Alhaji Minkailu Mansaray is a Sierra Leonean politician, businessman, who was former Sierra Leone minister of mines and mineral resources. He is also the deputy leader of the All People's Congress (APC) party.

An experience career businessman in the insurance industry, Minkailu Mansaray worked many years as an executive at the Sierra Leone National Insurance Company .

Mansaray was an elected member of Parliament from then opposition APC party, and served as a member of Parliament from 2002 to 2007, when the APC became the ruling party. He was Sierra Leone Minister of Labor from 2007 to 2010; and has been Sierra Leone Minister of Mines and Natural Resources since 2010. In 2012, Mansaray was elected deputy leader of the All People's Congress (APC) party.

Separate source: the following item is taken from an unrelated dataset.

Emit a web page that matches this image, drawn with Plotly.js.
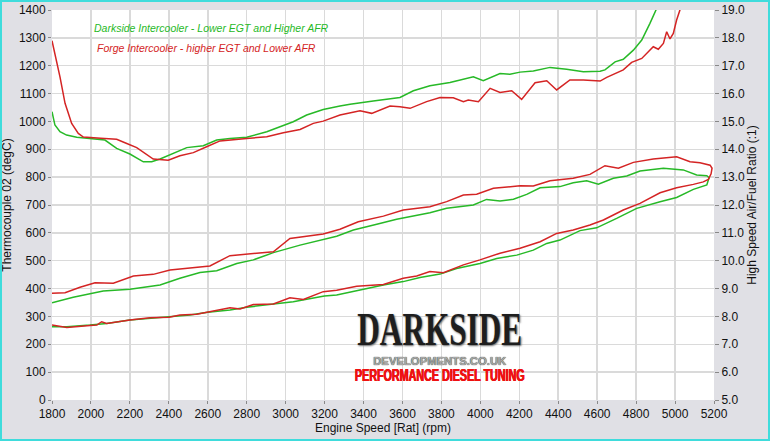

Mansaray is a senior and long-term member of the All People's Congress party (APC), and is a member of the APC National Advisory Council, a powerful body within the APC, that is made up of the most senior members of the APC party. Mansaray is a close ally of Sierra Leone's president Ernest Bai Koroma.

Mansaray is a graduate of Fourah Bay College. He is a close ally and personal friend of Sierra Leone's president Ernest Bai Koroma, with whom he worked with at the Sierra Leone National Insurance Company.

Mansaray was born in Tonkolili District in the North of Sierra Leone, though he grew up in the capital Freetown. He is a devout muslim of Temne heritage.

Early life and career
Minkailu Mansaray was born in Tonkolili District in the Northern province of Sierra Leone. He is of Temne heritage. Mansaray was born to muslim parents, and he himself is a devout muslim. Mansaray has gone to the Islamic Pilgrimage - Hajj, one of the Five Pillars of Islam. Although he was born in Tonkolili, Mansaray grew up in Freetown.

Mansaray is a graduate of Fourah Bay College. Mansaray spent many years working as an insurance executive at the Sierra Leone National Insurance Company. He worked alongside eventual Sierra Leone's president Ernest Bai Koroma at the Sierra Leone National Insurance Company.

Political career
Minkailu Mansaray is a long-term member of the All People's Congress (APC) party. He was a member of the APC youth league, during his youth days in the East End of Freetown. in 2002, Mansaray was elected member of Parliament APC party and remained a member of parliament until 2007, when the APC became the ruling party, after winning the 2007 Sierra Leone Presidential election, and the APC also won majority of seats in Parliament in the 2007 Parliamentary election.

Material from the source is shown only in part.